Was Antoni Liberas spätes Romandebüt "Madame" auszeichnet, sind weniger diese etwas abgegriffenen Szenen aus dem Fundus begrenzter Möglichkeiten und Klischees, die eine Oberschüler-Lehrerinnen-Romanze, zumal wenn es sich bei der Lehrerin um eine Französischlehrerin handelt, mit sich bringt. Was die Stärke des Buches ausmacht, ist sein Schauplatz, das Warschau der sechziger Jahre, sein intellektuelles und politisches Klima, in das Libera den Leser bis in die letzten Einzelheiten hinein zu versetzen vermag. Es geht um jene Jahre des "Tauwetters" nach Stalins Tod, als die kommunistische Ideologie in Alltagskultur und Bildungssystem, Kunst und Historiographie selbstverständlich zu werden beginnt, eine Zeit, die heute immer noch spontan mit dem polnischen Adjektiv "szary", das heißt grau, eintönig, gleichgesetzt wird. Und in der man entgegen der offiziellen Losung "nicht die Illusion hegte, daß man Geschichte schuf".
Was sich jedoch unter dieser grauen Oberfläche im Leben des einzelnen wie in bestimmten familiären oder intellektuellen Zusammenhängen abspielte, war weitaus reicher an Nuancen. Hier konnten kleine Entscheidungen existentielle Folgen zeitigen und Zufälle wie das Verpassen eines Zuges - die frühen Filme von Kieslowski führen das drastisch vor Augen - manchmal ganze Biographien verändern.
Vor diesem Hintergrund wird Liberas Rückgriff auf das klassische Genre Bildungsroman als Erzählform nachvollziehbar.

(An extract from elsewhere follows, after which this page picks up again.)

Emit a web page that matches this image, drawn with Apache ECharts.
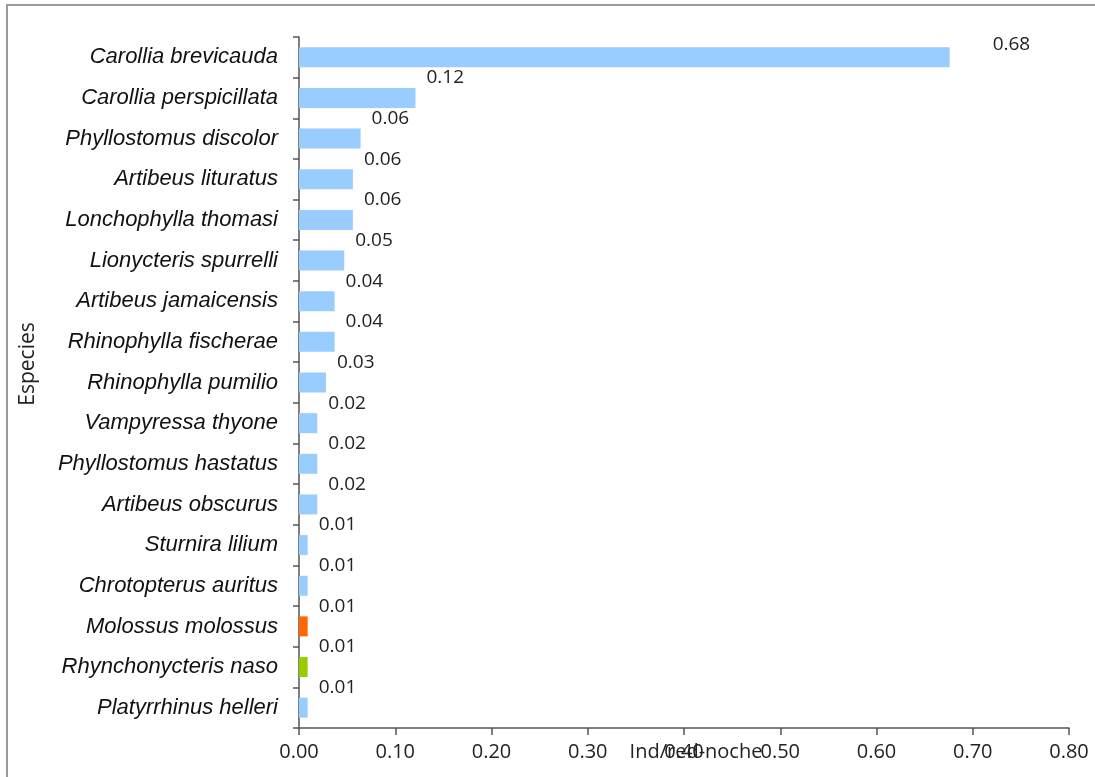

Das Hineinwachsen eines jungen Mannes in die Welt der Poesie und der Gedanken, nachlesbar nicht nur in der Fülle zitierter klassischer Literatur, insonderheit Shakespeare, Racine und Goethe, sondern auch in vollständig abgedruckten Schulaufsätzen und Gesprächen, ermöglicht die biographische Wiederaneignung jener grauen Jahre.
Zudem beleuchtet der Ich-Erzähler verschiedene für das kommunistische Polen signifikante Schlüsselerlebnisse: Das Bergwandern durch die Tatra "auf Leninscher Trasse" in organisierten Touristengruppen oder die Enttäuschung, als sein schauspielerisches Talent beim Schulfest mit einer DDR-Uhr der Marke "Ruhla" preisgekrönt wird, die er anschließend auf den Straßenbahnschienen im Zentrum von Warschau "hinrichtet". Unentbehrlich und allgegenwärtig ist auch die bekannte Stimme eines Sprechers von Radio Freies Europa. Das permanente Rauschen, das Getöse miteinander im Krieg befindlicher Radiowellen in der Wohnung seiner Eltern raubt ihm die Ruhe, ermöglicht es aber auch, nach nächtlichen Streifzügen unbemerkt in die Wohnung zu gelangen.
Libera macht seine Leser mit den Interieurs staatlicher Büros und der Launenhaftigkeit des dort beschäftigten weiblichen Personals vertraut, er erzählt von einem Romanisten, der eine Tagung in Tours dazu nutzt, russischen Kaviar gegen große Mengen Bic-Kugelschreiberminen einzutauschen, die zu Hause ein ansehnliches Vermögen bringen. Doch "Madame" schreibt noch eine andere Geschichte, die vor Augen führt, warum die Rückaneignung der grauen Jahre, trotz aller Klischees, die diese Konstellation mit sich bringen mag, sich nur durch die Figur einer Französischlehrerin und nicht etwa einer Deutsch- oder gar einer Russischlehrerin in Gang bringen läßt. Denn Frankreich und das Französische besetzen seit der großen Emigration im neunzehnten Jahrhundert, als Paris zum "anderen Ort" des freien Polen wurde, im polnischen Imaginären einen bestimmten Platz. Mickiewiczs Vorlesungen am Collège de France sind dessen Symbol. Das vermochte auch und gerade der Kommunismus nicht zu verändern. Im Gegenteil, nicht nur spielten französische Sprache, Literatur und Philosophie im intellektuellen Untergrund eine herausragende Rolle, auch die einschlägigen Exilzeitschriften jener Jahre wurden in Paris verlegt.
Liberas Roman schreibt die französisch-polnische Übertragung als Liebesroman fort. In seinen Dialogen und komplizierten Gedanken trägt er manchmal sogar Züge eines Rohmer-Films oder eben auch eines, französisch inspirierten, späten Kieslowski.
Antoni Libera: "Madame". Roman. Aus dem Polnischen übersetzt von Karin Wolff. Deutscher Taschenbuch Verlag, München 2000. 494 S., br., 34,- DM.